### [TASK BRIEF]
Using the data that follows, return exactly the lines from the one that contains "Clone this chart in Apache ECharts." through the one that contains "const barColors = ['#BF9000', '#404040', '#404040', '#404040'];", ends included.

### [EXERCISE MATERIAL]
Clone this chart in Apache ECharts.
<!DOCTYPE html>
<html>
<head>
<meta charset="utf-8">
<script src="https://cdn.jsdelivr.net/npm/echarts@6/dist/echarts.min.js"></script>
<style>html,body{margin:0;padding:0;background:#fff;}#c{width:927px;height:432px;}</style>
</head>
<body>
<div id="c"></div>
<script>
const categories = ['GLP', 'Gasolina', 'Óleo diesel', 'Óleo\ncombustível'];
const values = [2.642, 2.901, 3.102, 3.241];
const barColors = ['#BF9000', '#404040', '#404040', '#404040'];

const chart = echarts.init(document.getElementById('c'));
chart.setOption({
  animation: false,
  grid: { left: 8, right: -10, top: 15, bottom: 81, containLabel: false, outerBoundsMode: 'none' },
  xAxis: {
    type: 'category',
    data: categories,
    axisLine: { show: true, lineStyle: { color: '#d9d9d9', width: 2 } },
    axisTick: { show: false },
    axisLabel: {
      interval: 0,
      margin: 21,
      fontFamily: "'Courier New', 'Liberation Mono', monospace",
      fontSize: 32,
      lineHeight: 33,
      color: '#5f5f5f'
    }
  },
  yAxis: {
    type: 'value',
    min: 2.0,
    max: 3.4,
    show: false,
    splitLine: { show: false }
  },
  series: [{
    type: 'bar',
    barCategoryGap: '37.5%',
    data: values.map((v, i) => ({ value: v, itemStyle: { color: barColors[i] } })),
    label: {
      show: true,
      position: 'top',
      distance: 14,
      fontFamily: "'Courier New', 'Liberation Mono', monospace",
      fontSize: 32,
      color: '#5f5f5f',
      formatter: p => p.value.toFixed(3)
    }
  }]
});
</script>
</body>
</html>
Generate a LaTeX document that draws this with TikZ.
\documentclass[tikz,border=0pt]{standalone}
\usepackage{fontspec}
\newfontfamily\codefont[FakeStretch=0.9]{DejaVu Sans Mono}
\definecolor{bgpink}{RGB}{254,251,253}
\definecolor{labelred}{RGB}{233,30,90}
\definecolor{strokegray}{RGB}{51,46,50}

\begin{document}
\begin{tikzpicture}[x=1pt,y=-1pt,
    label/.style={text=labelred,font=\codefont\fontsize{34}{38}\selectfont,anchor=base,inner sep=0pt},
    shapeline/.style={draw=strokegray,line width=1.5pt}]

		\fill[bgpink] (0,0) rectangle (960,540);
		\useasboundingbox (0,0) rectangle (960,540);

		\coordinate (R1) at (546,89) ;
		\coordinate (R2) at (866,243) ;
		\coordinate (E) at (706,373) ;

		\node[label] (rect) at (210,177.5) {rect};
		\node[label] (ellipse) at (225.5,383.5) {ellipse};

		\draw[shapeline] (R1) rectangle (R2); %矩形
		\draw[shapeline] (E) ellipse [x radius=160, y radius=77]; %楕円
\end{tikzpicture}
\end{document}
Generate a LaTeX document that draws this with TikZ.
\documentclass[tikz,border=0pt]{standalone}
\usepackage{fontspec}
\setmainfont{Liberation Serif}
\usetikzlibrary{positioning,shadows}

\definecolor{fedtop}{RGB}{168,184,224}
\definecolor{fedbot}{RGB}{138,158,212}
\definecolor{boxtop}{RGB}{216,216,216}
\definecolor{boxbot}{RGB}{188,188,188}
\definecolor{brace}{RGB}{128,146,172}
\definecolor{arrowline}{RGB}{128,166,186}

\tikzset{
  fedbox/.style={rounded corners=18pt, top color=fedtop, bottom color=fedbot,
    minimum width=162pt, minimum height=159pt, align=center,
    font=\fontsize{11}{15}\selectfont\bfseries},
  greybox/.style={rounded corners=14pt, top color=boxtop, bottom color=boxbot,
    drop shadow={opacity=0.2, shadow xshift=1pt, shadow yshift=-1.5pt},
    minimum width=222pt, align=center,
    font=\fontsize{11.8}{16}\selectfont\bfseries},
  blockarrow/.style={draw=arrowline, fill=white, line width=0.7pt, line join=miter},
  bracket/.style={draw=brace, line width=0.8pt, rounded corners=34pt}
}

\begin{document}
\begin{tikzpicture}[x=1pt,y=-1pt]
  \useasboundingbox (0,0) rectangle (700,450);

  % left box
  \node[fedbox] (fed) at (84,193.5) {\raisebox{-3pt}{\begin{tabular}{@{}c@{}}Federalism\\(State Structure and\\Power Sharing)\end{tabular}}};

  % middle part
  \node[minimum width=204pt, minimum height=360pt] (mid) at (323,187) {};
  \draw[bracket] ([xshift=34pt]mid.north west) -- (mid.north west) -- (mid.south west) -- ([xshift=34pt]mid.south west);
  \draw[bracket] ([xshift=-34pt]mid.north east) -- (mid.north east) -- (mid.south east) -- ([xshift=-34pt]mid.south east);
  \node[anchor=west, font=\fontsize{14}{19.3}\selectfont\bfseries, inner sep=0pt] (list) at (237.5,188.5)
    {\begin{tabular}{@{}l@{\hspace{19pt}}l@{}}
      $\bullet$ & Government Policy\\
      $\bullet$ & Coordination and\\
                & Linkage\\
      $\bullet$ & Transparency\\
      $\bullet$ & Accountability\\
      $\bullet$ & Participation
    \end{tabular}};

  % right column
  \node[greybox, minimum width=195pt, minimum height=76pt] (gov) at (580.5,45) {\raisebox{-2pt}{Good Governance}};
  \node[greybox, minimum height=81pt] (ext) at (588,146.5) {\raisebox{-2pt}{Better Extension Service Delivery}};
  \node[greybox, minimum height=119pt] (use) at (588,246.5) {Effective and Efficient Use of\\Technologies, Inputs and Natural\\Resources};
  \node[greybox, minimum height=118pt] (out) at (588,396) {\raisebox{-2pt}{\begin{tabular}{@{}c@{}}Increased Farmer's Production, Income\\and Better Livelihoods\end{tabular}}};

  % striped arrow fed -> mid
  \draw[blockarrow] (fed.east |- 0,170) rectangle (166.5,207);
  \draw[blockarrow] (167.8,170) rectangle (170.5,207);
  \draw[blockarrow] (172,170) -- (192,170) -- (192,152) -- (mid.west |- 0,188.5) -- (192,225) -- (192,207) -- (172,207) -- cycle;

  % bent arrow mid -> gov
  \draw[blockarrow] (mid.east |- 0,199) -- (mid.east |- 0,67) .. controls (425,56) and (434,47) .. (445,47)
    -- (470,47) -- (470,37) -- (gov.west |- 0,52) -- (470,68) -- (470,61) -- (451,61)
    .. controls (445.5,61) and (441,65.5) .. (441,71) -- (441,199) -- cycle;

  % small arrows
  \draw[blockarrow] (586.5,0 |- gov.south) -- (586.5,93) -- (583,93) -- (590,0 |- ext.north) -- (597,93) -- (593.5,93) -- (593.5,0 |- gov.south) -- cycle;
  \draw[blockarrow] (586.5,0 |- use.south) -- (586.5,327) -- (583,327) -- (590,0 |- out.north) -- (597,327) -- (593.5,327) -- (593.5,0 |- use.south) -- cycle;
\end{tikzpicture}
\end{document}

...

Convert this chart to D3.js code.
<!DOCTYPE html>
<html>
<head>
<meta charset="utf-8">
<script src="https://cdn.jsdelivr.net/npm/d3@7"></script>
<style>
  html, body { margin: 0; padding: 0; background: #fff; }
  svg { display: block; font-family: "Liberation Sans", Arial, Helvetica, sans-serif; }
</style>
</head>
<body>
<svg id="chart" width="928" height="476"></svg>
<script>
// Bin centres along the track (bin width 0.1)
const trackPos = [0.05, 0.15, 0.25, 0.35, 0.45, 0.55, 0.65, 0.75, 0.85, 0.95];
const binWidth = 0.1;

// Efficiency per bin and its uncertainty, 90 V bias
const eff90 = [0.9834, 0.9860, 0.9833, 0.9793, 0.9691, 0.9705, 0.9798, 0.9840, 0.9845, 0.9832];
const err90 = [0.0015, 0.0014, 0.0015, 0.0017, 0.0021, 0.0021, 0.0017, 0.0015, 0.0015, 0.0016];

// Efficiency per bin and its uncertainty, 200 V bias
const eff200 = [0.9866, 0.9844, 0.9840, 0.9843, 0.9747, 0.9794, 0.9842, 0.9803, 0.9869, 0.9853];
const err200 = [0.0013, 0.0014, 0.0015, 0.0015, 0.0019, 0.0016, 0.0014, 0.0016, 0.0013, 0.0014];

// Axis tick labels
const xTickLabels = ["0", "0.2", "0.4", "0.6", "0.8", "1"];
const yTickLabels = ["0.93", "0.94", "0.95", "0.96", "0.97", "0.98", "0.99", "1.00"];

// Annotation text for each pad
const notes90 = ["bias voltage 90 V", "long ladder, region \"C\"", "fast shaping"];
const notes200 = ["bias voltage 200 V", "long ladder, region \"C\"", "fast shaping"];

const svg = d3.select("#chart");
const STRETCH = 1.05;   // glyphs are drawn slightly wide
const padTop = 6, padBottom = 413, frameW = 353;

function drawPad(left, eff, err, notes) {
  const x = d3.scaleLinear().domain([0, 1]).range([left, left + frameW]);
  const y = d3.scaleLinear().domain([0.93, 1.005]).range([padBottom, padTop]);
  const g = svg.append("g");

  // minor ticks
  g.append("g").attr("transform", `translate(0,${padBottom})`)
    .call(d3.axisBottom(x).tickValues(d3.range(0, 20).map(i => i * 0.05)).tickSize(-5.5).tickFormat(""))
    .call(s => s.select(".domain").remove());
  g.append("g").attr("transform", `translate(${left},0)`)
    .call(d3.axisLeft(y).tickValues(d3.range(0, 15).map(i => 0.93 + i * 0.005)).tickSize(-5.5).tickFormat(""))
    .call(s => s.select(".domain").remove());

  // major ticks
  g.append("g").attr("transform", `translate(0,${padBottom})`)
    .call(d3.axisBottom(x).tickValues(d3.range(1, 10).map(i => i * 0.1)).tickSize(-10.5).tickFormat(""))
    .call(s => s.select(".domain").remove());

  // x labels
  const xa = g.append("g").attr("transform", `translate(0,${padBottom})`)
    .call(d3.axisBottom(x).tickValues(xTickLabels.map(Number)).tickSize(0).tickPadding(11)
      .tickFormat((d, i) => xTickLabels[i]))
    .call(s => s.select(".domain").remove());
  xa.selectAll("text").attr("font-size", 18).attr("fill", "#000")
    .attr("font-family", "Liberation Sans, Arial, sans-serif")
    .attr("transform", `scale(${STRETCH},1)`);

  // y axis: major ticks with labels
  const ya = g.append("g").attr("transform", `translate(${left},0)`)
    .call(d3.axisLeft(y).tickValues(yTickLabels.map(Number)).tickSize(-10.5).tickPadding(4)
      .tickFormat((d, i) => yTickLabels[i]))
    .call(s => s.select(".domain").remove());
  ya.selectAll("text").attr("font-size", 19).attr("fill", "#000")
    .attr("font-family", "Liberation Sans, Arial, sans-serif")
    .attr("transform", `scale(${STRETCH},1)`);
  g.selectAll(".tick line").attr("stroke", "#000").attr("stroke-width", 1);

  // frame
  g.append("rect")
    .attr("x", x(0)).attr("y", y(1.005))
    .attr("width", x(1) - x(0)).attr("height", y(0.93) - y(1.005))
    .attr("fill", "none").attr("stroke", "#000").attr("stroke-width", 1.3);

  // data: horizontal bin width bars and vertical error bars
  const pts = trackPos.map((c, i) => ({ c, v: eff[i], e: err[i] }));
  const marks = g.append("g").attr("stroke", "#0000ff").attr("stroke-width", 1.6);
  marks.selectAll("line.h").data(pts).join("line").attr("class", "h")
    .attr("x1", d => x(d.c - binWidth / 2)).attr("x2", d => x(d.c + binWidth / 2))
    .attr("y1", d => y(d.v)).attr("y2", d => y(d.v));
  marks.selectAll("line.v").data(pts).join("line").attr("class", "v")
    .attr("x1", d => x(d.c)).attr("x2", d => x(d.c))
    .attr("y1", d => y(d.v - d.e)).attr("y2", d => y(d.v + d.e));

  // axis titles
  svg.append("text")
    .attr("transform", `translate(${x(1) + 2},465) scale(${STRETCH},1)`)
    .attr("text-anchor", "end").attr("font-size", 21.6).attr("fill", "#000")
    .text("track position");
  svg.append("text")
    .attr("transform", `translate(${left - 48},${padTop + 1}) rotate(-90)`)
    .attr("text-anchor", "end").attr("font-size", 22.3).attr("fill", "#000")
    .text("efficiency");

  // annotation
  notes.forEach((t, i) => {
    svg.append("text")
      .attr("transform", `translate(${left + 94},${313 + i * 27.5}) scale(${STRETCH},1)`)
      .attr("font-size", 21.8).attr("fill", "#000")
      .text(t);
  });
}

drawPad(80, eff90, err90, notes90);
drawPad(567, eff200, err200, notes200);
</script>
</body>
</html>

### [RESPONSE TO THIS TASK]
Clone this chart in Apache ECharts.
<!DOCTYPE html>
<html>
<head>
<meta charset="utf-8">
<script src="https://cdn.jsdelivr.net/npm/echarts@6/dist/echarts.min.js"></script>
<style>html,body{margin:0;padding:0;background:#fff;}#c{width:927px;height:432px;}</style>
</head>
<body>
<div id="c"></div>
<script>
const categories = ['GLP', 'Gasolina', 'Óleo diesel', 'Óleo\ncombustível'];
const values = [2.642, 2.901, 3.102, 3.241];
const barColors = ['#BF9000', '#404040', '#404040', '#404040'];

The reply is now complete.